Print can and should be part of the inbound marketing movement. In order for that to happen we have to encourage more personalization and less interrupt driven marketing. Do you see where we are mis-aligned in our business models? Most printers think; print more, make more money. We need to think print more effective communication in order to make more money. In order for this to happen we have to understand that pricing shouldn’t be based on manufacturing costs anymore. Think about it, nothing in the digital world is based on costs. If Google charged you the real costs of that pay-per-click, it would be very close to free. They charge you the value of the click based on what it potentially delivers to you. You do cost calculations on your cost per qualified lead.
As long as print remains in the mindset of pricing based on manufacturing costs, we will stay in the outbound marketing world – encouraging people to print more, spray their message wider in the hopes that the 2% it’s relevant to will respond and the 98% won’t be too pissed off.
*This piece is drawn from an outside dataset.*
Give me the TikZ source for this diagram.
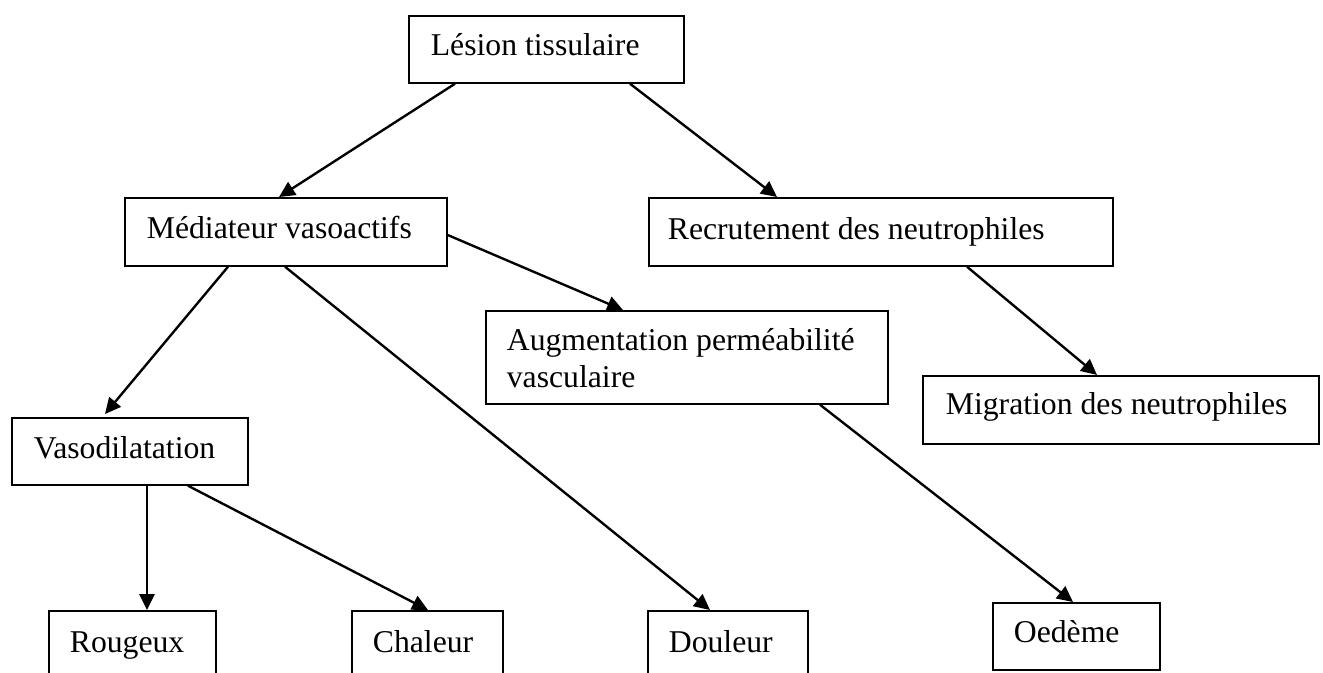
\documentclass[tikz,border=0pt]{standalone}
\usepackage{fontspec}
\setmainfont{Liberation Serif}
\usetikzlibrary{arrows.meta,calc}
\tikzset{
  box/.style={draw, line width=0.65pt, rectangle, anchor=north west, inner ysep=0pt,
    font=\fontsize{12}{14}\selectfont},
  conn/.style={line width=0.9pt, -{Triangle[length=6pt,width=5.7pt]}}
}
\begin{document}
\begin{tikzpicture}[x=0.3785pt, y=-0.3785pt]
\useasboundingbox (0,0) rectangle (1323,672);
\begin{scope}
\clip (0,0) rectangle (1323,672);
\node[box, inner xsep=8.33pt, text height=15.14pt, text depth=10.22pt] (les) at (408,15)
  {\makebox[87.43pt][l]{Lésion tissulaire}};
\node[box, inner xsep=8.33pt, text height=15.52pt, text depth=10.22pt] (med) at (124,197)
  {\makebox[105.22pt][l]{Médiateur vasoactifs}};
\node[box, inner xsep=7.19pt, text height=15.90pt, text depth=9.84pt] (rec) at (648,197)
  {\makebox[161.24pt][l]{Recrutement des neutrophiles}};
\node[box, inner xsep=7.95pt, text height=15.14pt, text depth=20.06pt] (aug) at (485,310)
  {\parbox[t]{136.26pt}{\baselineskip=14pt Augmentation perméabilité\\vasculaire}};
\node[box, inner xsep=8.71pt, text height=14.76pt, text depth=10.98pt] (mig) at (922,375)
  {\makebox[132.48pt][l]{Migration des neutrophiles}};
\node[box, inner xsep=8.33pt, text height=15.52pt, text depth=9.84pt] (vaso) at (11,417)
  {\makebox[72.67pt][l]{Vasodilatation}};
\node[box, inner xsep=7.95pt, text height=15.90pt, text depth=9.46pt] (roug) at (48,610)
  {\makebox[47.31pt][l]{Rougeux}};
\node[box, inner xsep=7.95pt, text height=15.90pt, text depth=9.46pt] (chal) at (351,610)
  {\makebox[41.26pt][l]{Chaleur}};
\node[box, inner xsep=7.95pt, text height=15.90pt, text depth=9.46pt] (doul) at (647,610)
  {\makebox[44.66pt][l]{Douleur}};
\node[box, inner xsep=7.95pt, text height=15.14pt, text depth=10.22pt] (oed) at (992,602)
  {\makebox[47.31pt][l]{Oedème}};

\draw[conn] ($(les.south west)+(47,0)$) -- ($(med.north west)+(155,0)$);
\draw[conn] ($(les.south west)+(222,0)$) -- ($(rec.north west)+(129,0)$);
\draw[conn] ($(med.north east)+(0,38)$) -- ($(aug.north west)+(138,0)$);
\draw[conn] ($(med.south west)+(104,0)$) -- ($(vaso.north west)+(94,-3)$);
\draw[conn] ($(med.south west)+(161,0)$) -- ($(doul.north west)+(63,0)$);
\draw[conn] ($(rec.south west)+(319,0)$) -- ($(mig.north west)+(175,0)$);
\draw[conn] ($(aug.south west)+(335,0)$) -- ($(oed.north west)+(81,0)$);
\draw[conn] ($(vaso.south west)+(136,0)$) -- ($(roug.north west)+(99,0)$);
\draw[conn] ($(vaso.south west)+(177,0)$) -- ($(chal.north west)+(77,0)$);
\end{scope}
\end{tikzpicture}
\end{document}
One more example about old school marketing vs. the new age of inbound marketing, this time from the non-profit sector; when I returned from Boston I had a letter from the March of Dimes charity, it included a dime (in the letter), with a note from the president mentioning the risk she was taking sending a dime in the mail. It also included a set of return mailing labels with my name and address on them. This is outbound, interrupt marketing. Let’s compare it to a new inbound approach to marketing by Charity: Water. An organization that in just seven years has reinvented giving, raised 100 million dollars, and provided clean drinking water to 3+ million people. Where is my money going? Our company is starting a campaign called print4water. We want to raise $10,000 before December 31, 2013 to bring clean drinking water to at least 500 people of Orissa, India. Web2Print Experts, Inc. will be donating a portion of the proceeds of their upcoming Software Boot Camp for Printers to the cause.